Ann Ravel will testify at the Senate Rules Committee hearing titled, “Dollars and Sense: How Undisclosed Money and Post-McCutcheon Campaign Finance Will Affect 2014 and Beyond.” Ravel was previously criticized for accusing Charles and David Koch of being involved in campaign finance violations in California, a claim she later stated was not true.
The controversy occurred when Ravel was chairwoman of the California Fair Political Practices Commission (CFPPC). A settlement announced last year by the CFPPC required two nonprofits, the Center to Protect Patient Rights (CPPR) and Americans for Responsible Leadership (ARL), to pay $1 million to the state of California for failing to disclose “two dark money independent expenditure contributions in the 2012 election.”
The contributions were in opposition to Proposition 30, a tax hike on the wealthy, and in support of Proposition 32, a prohibition on using union dues for political purposes.
The California commission found that CPPR was the source of two contributions worth about $15 million that were improperly reported and that used other nonprofits as intermediaries. The commission’s press release described CPPR as “the key nonprofit in the Koch Brothers' dark money network of nonprofit corporations.” Ravel also said at a press conference that the “Koch network” has “tentacles all over the country.”

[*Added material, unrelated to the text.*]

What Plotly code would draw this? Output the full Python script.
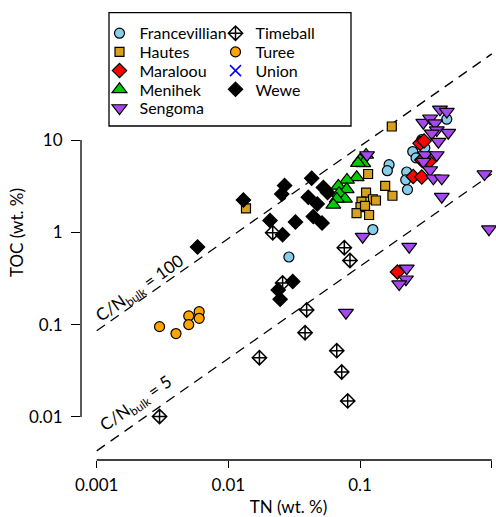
import plotly.graph_objects as go

# ---------------- data (TN, TOC in wt. %) ----------------
series_names = ["Francevillian", "Hautes", "Maraloou", "Menihek", "Sengoma",
                "Timeball", "Turee", "Union", "Wewe"]

francevillian_tn = [0.455, 0.294, 0.251, 0.266, 0.166, 0.161, 0.226, 0.222, 0.229, 0.125, 0.0288, 0.31]
francevillian_toc = [16.8, 10.1, 7.5, 6.4, 5.4, 4.65, 4.5, 3.7, 2.9, 1.07, 0.54, 8.2]

hautes_tn = [0.0136, 0.174, 0.115, 0.155, 0.176, 0.111, 0.125, 0.132, 0.1025, 0.1007, 0.094, 0.117, 0.109]
hautes_toc = [1.82, 14.0, 4.28, 3.18, 2.49, 2.69, 2.28, 2.21, 2.15, 1.87, 1.61, 1.54, 1.93]

maraloou_tn = [0.285, 0.306, 0.294, 0.334, 0.253, 0.294, 0.192]
maraloou_toc = [9.2, 9.75, 6.07, 5.82, 4.02, 3.97, 0.371]

menihek_tn = [0.111, 0.0998, 0.1057, 0.0964, 0.0942, 0.0795, 0.0683, 0.0791, 0.0692, 0.0768, 0.0665, 0.0626]
menihek_toc = [6.88, 6.07, 5.59, 5.63, 3.94, 3.69, 3.18, 2.92, 2.65, 2.30, 2.30, 1.98]

sengoma_tn = [0.404, 0.455, 0.302, 0.340, 0.371, 0.382, 0.467, 0.350, 0.393, 0.311, 0.382, 0.302,
              0.340, 0.360, 0.417, 0.417, 0.880, 0.952, 0.236, 0.226, 0.223, 0.198, 0.0781, 0.113, 0.1046]
sengoma_toc = [21.5, 20.3, 15.4, 17.2, 15.2, 12.8, 12.0, 11.8, 9.58, 6.88, 6.88, 5.82,
               4.73, 3.85, 3.85, 2.43, 4.28, 1.08, 0.698, 0.407, 0.310, 0.275, 0.1345, 6.88, 0.896]

timeball_tn = [0.003, 0.0172, 0.0217, 0.0258, 0.0382, 0.0393, 0.0665, 0.0725, 0.0759, 0.0805, 0.0838]
timeball_toc = [0.0101, 0.0438, 0.990, 0.282, 0.0817, 0.144, 0.0522, 0.0307, 0.681, 0.0149, 0.495]

turee_tn = [0.0030, 0.0040, 0.0050, 0.0050, 0.0060, 0.0060]
turee_toc = [0.095, 0.080, 0.124, 0.100, 0.138, 0.117]

# Union: listed in the legend but no samples plotted (missing values)
union_tn = [None]
union_toc = [None]

wewe_tn = [0.00583, 0.0130, 0.0207, 0.0258, 0.0254, 0.0267, 0.0323, 0.0404, 0.0429, 0.0441,
           0.0473, 0.0514, 0.0526, 0.0566, 0.0308, 0.0239, 0.0247]
wewe_toc = [0.693, 2.24, 1.34, 0.942, 2.60, 3.21, 1.29, 2.39, 3.85, 1.48, 2.03, 1.26, 3.06, 2.70,
            0.293, 0.237, 0.188]

# reference C/N (molar) lines
cn_ratios = [100, 5]
cn_tn_ends = [0.001, 1]

x_tickvals = [0.001, 0.01, 0.1, 1]
x_ticktext = ["0.001", "0.01", "0.1", "1"]
y_tickvals = [0.01, 0.1, 1, 10]
y_ticktext = ["0.01", "0.1", "1", "10"]

# legend rows (R legend fills column-wise; one plotly legend per row)
legend_rows = [["Francevillian", "Timeball"], ["Hautes", "Turee"], ["Maraloou", "Union"],
               ["Menihek", "Wewe"], ["Sengoma"]]

# ---------------- styles ----------------
FONT = "Lato"
styles = {
    "Francevillian": dict(symbol="circle", size=10, color="#87CEEB", line=dict(color="black", width=1.2)),
    "Hautes": dict(symbol="square", size=9, color="#D9A020", line=dict(color="black", width=1.2)),
    "Maraloou": dict(symbol="diamond", size=11, color="#FF0000", line=dict(color="black", width=1.2)),
    "Menihek": dict(symbol="triangle-up", size=13, color="#00CD00", line=dict(color="black", width=1.2)),
    "Sengoma": dict(symbol="triangle-down", size=13, color="#A648EE", line=dict(color="black", width=1.2)),
    "Timeball": dict(symbol="diamond-cross-open", size=11, color="black", line=dict(color="black", width=1.5)),
    "Turee": dict(symbol="circle", size=10, color="#FFA500", line=dict(color="black", width=1.2)),
    "Union": dict(symbol="x-thin-open", size=11, color="#0000FF", line=dict(color="#0000FF", width=1.5)),
    "Wewe": dict(symbol="diamond", size=11, color="black", line=dict(color="black", width=1.2)),
}
data = {
    "Francevillian": (francevillian_tn, francevillian_toc),
    "Hautes": (hautes_tn, hautes_toc),
    "Maraloou": (maraloou_tn, maraloou_toc),
    "Menihek": (menihek_tn, menihek_toc),
    "Sengoma": (sengoma_tn, sengoma_toc),
    "Timeball": (timeball_tn, timeball_toc),
    "Turee": (turee_tn, turee_toc),
    "Union": (union_tn, union_toc),
    "Wewe": (wewe_tn, wewe_toc),
}

# plot area geometry (pixels): left 81, right 496, top 5, bottom 460
W, H = 496, 517
L, R, T, B = 81, 0, 5, 57
PW, PH = W - L - R, H - T - B


def px_x(p):
    return (p - L) / PW


def px_y(p):
    return (H - B - p) / PH


row_of = {n: i for i, row in enumerate(legend_rows) for n in row}
legend_ids = ["legend"] + ["legend%d" % (i + 1) for i in range(1, len(legend_rows))]

fig = go.Figure()

for cn in cn_ratios:
    fig.add_trace(go.Scatter(
        x=cn_tn_ends, y=[cn * t * 12 / 14 for t in cn_tn_ends], mode="lines",
        line=dict(color="black", width=1.3, dash="10px,7px"), showlegend=False, hoverinfo="skip"))

for name in series_names:
    tn, toc = data[name]
    fig.add_trace(go.Scatter(
        x=tn, y=toc, mode="markers", name=name, marker=styles[name], showlegend=True,
        legend=legend_ids[row_of[name]], cliponaxis=True))

row_y = [33.3, 52.0, 70.7, 89.4, 108.1]
legend_layout = {}
for i, lid in enumerate(legend_ids):
    legend_layout[lid] = dict(
        x=px_x(99.5), y=px_y(row_y[i]), xanchor="left", yanchor="middle",
        orientation="h", entrywidth=71, entrywidthmode="pixels",
        bgcolor="rgba(0,0,0,0)", borderwidth=0, font=dict(family=FONT, size=16),
        traceorder="normal")

fig.update_layout(
    width=W, height=H, margin=dict(l=L, r=R, t=T, b=B, autoexpand=False),
    paper_bgcolor="white", plot_bgcolor="white",
    font=dict(family=FONT, size=17, color="black"),
    xaxis=dict(type="log", range=[-3.1192, 0.0319], tickvals=x_tickvals, ticktext=x_ticktext,
               ticks="outside", ticklen=7, tickwidth=1.3, tickcolor="black", automargin=False,
               ticklabelstandoff=3,
               showgrid=False, zeroline=False, showline=False,
               title=dict(text="TN (wt. %)", standoff=9, font=dict(size=17))),
    yaxis=dict(type="log", range=[-2.467, 2.4626], tickvals=y_tickvals, ticktext=y_ticktext,
               ticks="outside", ticklen=9, tickwidth=1.3, tickcolor="black", automargin=False,
               ticklabelstandoff=5,
               showgrid=False, zeroline=False, showline=False,
               title=dict(text="TOC (wt. %)", standoff=1, font=dict(size=17))),
    showlegend=True,
    **legend_layout,
)

# axis lines spanning tick range only (R style)
fig.add_shape(type="line", xref="x", yref="paper", x0=0.001, x1=1, y0=0, y1=0,
              line=dict(color="black", width=1.3))
fig.add_shape(type="line", xref="paper", yref="y", x0=0, x1=0, y0=0.01, y1=10,
              line=dict(color="black", width=1.3))
# legend box
fig.add_shape(type="rect", xref="paper", yref="paper",
              x0=px_x(109), x1=px_x(351), y0=px_y(126), y1=px_y(12.7),
              line=dict(color="black", width=1.3), fillcolor="rgba(0,0,0,0)")

# C/N labels (annotation positions on log axes are in log10 units)
fig.add_annotation(text="C/N<sub>bulk</sub> = 100", x=-2.671, y=-0.614, xref="x", yref="y",
                   showarrow=False, textangle=-35, font=dict(family=FONT, size=17))
fig.add_annotation(text="C/N<sub>bulk</sub> = 5", x=-2.70, y=-1.86, xref="x", yref="y",
                   showarrow=False, textangle=-35, font=dict(family=FONT, size=17))

# remove the page's default body margin so the figure sits at the window origin
fig.write_html("out.html", post_script="document.body.style.margin='0';",
               config={"displayModeBar": False})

However, Koch Industries vigorously denied Ravel’s accusations and noted that they actually opposed Proposition 32.
“We did not support, either directly or indirectly, this ballot initiative which would have restricted public and private sector employees’ rights to contribute to candidates,” the group said in an October statement. “The pronoun ‘we’ refers to Koch Industries and its corporate entities; Charles Koch; David Koch; and their foundations. In addition, we did not give directly or indirectly to any non-profit group in support of this ballot initiative.”
Ravel later walked back her comments in a November interview with a local television station. “The Koch brothers have never been implicated themselves as having been direct donors,” she said.
The FEC did not respond to a request for comment about Ravel’s testimony at the hearing. She joined the commission in October after receiving an appointment from the Obama administration.
Lawyers and former U.S. Supreme Court Justice John Paul Stevens will also testify at the hearing.
Stevens, now a prominent critic of anonymous campaign donations, actually wrote the majority opinion in a 1995 Supreme Court decision that defended anonymous political speech as a right guaranteed by the First Amendment.
While the Koch brothers typically receive more scrutiny from lawmakers and the media about their donations to conservative groups, the hearing on Wednesday comes amid the annual meeting for the secretive club of wealthy liberals known as the Democracy Alliance.
One of the alliance’s members, San Francisco hedge fund billionaire Tom Steyer, has already pledged to spend $100 million in the upcoming midterm elections on candidates who support environmentalist causes. Steyer is now under fire after public records revealed that his hedge fund was allegedly involved in a Ponzi scheme to defraud German real estate investors of $67 million.